Step-by-Step Guide to Scraping Stock Data
For this example, we'll scrape stock data from Yahoo Finance. You can replace the URL with any other website that provides stock market data, such as MarketWatch.
Step 1: Install Required Libraries
Before we begin, make sure you have the required libraries installed. You can install them using pip:
pip install beautifulsoup4 requests
Step 2: Send an HTTP Request and Parse the HTML
First, we'll send an HTTP request to the Yahoo Finance page of the stock we're interested in. We'll use the requests library to send a GET request and store the response in the response variable
Next, we'll parse the HTML content using BeautifulSoup:
soup = BeautifulSoup(response.content, 'html.parser')
Step 3: Navigate the DOM and Extract Relevant Data
Now that we have the parsed HTML, we can navigate the DOM to extract the relevant data. Let's extract the current stock price:
current_price_tag = soup.find('section', {'class': 'svelte-mgkamr'})
if current_price_tag:
current_price = current_price_tag.text
print("Current Price:", current_price)
else:
print("Failed to find current price element")
This code searches for a specific <section> element with a class of 'svelte-mgkamr' in the parsed HTML document. If the element is found, it extracts the text content of the element and prints it to the console as the current price. If the element is not found, it prints an error.
Step 4: Extract Additional Data
We can extract additional data, such as the stock's open, Day's Range, Bid and volume, by navigating the DOM further:
labels = soup.find_all('span', {'class': 'label svelte-tx3nkj'})
values = soup.find_all('span', {'class': 'value svelte-tx3nkj'})
for label, value in zip(labels, values):
print(f"{label.text} {value.text}")
Final Code
Here’s the final code and the screenshot of the output :
import requests
from bs4 import BeautifulSoup
url = "https://finance.yahoo.com/quote/AAPL?p=AAPL"
response = requests.get(url)
print(response)
soup = BeautifulSoup(response.content, 'html.parser')
current_price_tag = soup.find('section', {'class': 'svelte-mgkamr'})
if current_price_tag:
current_price = current_price_tag.text
print("Current Price:", current_price)
else:
print("Failed to find current price element")

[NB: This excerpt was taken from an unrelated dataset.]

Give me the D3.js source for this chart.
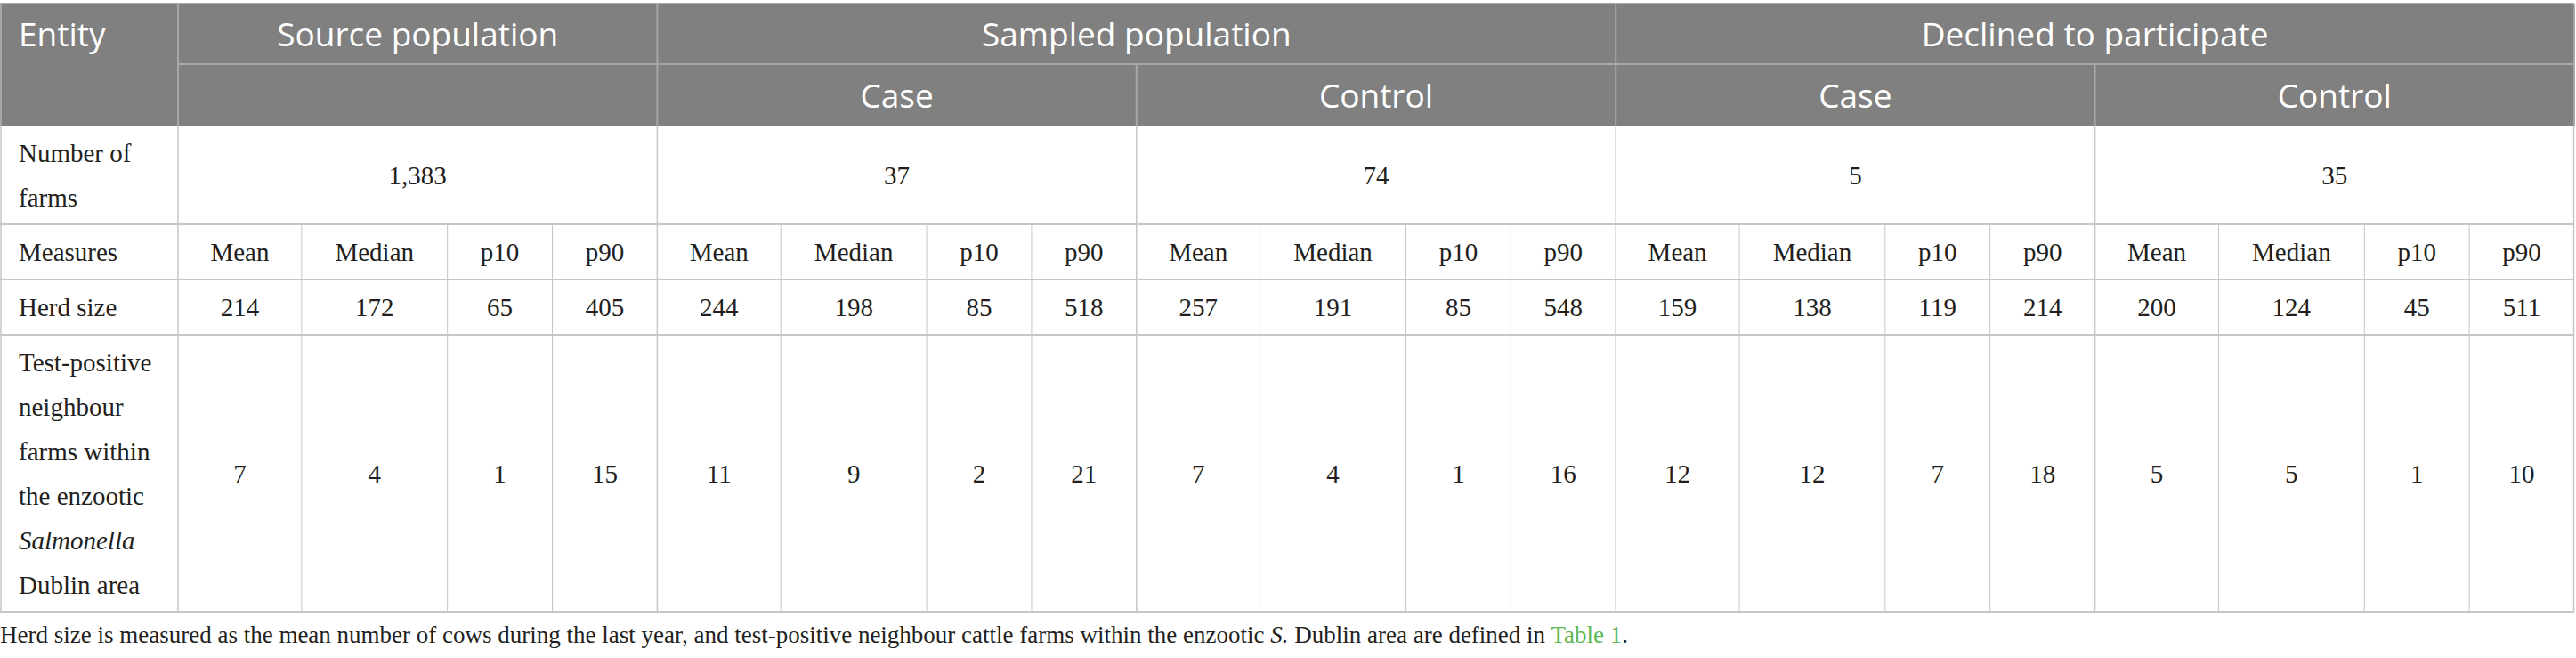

labels = soup.find_all('span', {'class': 'label svelte-tx3nkj'})
values = soup.find_all('span', {'class': 'value svelte-tx3nkj'})
for label, value in zip(labels, values):
print(f"{label.text} {value.text}")
Simplifying Stock Data Scraping with APIs
Scraping web data, especially from a single or a few websites, may initially seem like a straightforward task. However, as you delve deeper, you'll encounter various challenges that can complicate the process. Websites often have IP rate limitations and may present you with CAPTCHAs or anti-bot software to deter automated access. Additionally, many websites employ dynamic loading techniques, which require you to use additional tools and techniques, such as rotating proxy solutions or headless browsers, to navigate and extract the data you need.
As the scale of your web scraping projects grows, so do the uncertainties and complexities.
That’s where APIs like Ujeebu can be of great help. With Ujeebu Scrape API, you can easily implement best practices for web scraping without the need for extensive development or infrastructure investments. For instance, you can respect rate limits by configuring the API to adhere to website-specific restrictions. Rotating proxies can be enabled with a simple parameter change, ensuring that your scraper remains undetected. Moreover, you can leverage headless browsers without the need for additional setup or maintenance, simply by setting 'js': "true" in your API request. This allows you to navigate and extract data from JavaScript-heavy websites with ease while minimizing the risk of being blocked or detected. By leveraging Ujeebu API, you can streamline your web scraping operations and focus on extracting valuable insights from the data. Let’s take a quick look at the above example with Ujeebu Scrape API.
Example Code to Fetch Stock Market Data Using Ujeebu Scrape
To fetch stock market data from Yahoo Finance using the Ujeebu API, you can use the following Python code. Make sure to sign up at Ujeebu for an API key. you can generate the below code by using the `Request Builder` functionality in the dashboard.
import requests
// API base URL
url = "https://api.ujeebu.com/scrape"
// request options
params = {
'js': "true",
'proxy_type': "rotating",
'response_type': "html",
'url': "https://finance.yahoo.com/quote/AAPL/?p=AAPL"
}
// request headers
headers = {
'ApiKey': "<enter your API Key"
}
// send request
response = requests.get(
url,
params=params,
headers=headers
)
print(response.text)
This script sends a GET request to the Ujeebu API with the parameters to scrape the Yahoo Finance page for Apple Inc. (AAPL) stock data. The API key is included in the headers for authentication. The response will contain the HTML content of the page, which you can then parse to extract the required data.
Final Thoughts
In this example, we've demonstrated how to scrape stock market data from Yahoo Finance using Python and BeautifulSoup. However, this approach can also be applied to scrape cryptocurrency prices from platforms like CoinMarketCap.com.
To scrape cryptocurrency prices, you can modify the URL and parsing logic to extract the relevant data from CoinMarketCap.com. For instance,
import requests
// API base URL
url = "https://api.ujeebu.com/scrape"
// request options
params = {
'js': "true",
'proxy_type': "rotating",
'response_type': "html",
'url': "https://coinmarketcap.com/"
}
// request headers
headers = {
'ApiKey': "22A9XFkVeeKU2WTHE2jRjesRxG7bVc9Q"
}
// send request
response = requests.get(
url,
params=params,
headers=headers
)
print(response.text)
Legal and Ethical Considerations
When it comes to web scraping, it's essential to consider the legal and ethical implications. Web scraping may be against the terms of service of some websites, and it's crucial to ensure that you're not violating any laws or regulations.
For more information on the legal and ethical considerations of web scraping, please refer to our blog article: Is Web Scraping Legal?
Remember always to respect website terms of service and robots.txt files, and to scrape data responsibly and ethically.